La prima inquisizione contro Giulia
La cosa non passò inosservata alla Chiesa, che dal suo canto si trovava in un periodo molto particolare per via delle Inquisizione e della stregoneria.
Fu così che Arcieri fu convocato a Roma dove arrampicandosi sugli specchi trovò una giustificazione alla sua condotta. Tuttavia fu privato della confessione e rinchiuso nel convento della Maddalena di Roma. Al contempo la suora fu rinchiusa anche lei nel monastero napoletano di S. Antonio di Padova. A mettere lo zampino contro Giulia fu anche l’integerrima Suor Orsola Benincasa.

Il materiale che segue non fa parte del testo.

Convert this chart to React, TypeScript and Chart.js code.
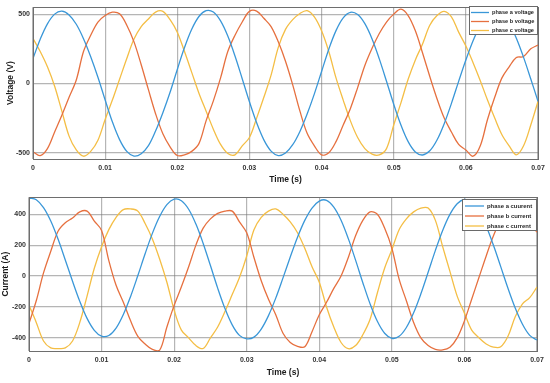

A nulla servì allontanare i tre. Giulia tra i suoi fedeli aveva potenti conoscenze e nonostante i numerosi allontanamenti da Napoli, riuscì ancora una volta a farci ritorno, consentendo la scarcerazione di De Vicariis e il ritorno di Arciero.
La condanna definitiva
Ormai la situazione stava sfuggendo di mano: per cui il nunzio apostolico intervenne direttamente. Fece trasferire l’avvocato a Roma. Dopodiché chiede all’Inquisizione romana di riportare in cella Arciero. Infine arrestò suora Giulia e la mandò sotto buona scorta e a marce forzate a Roma.
Fu così che i tre definiti eretici schiavi di orge furono condannati dal Santo Uffizio che solo sotto tortura ricevette il riconoscimento della “Carità Carnale”. L’era del sesso senza freni divenne così per Napoli solo un lontano ricordo.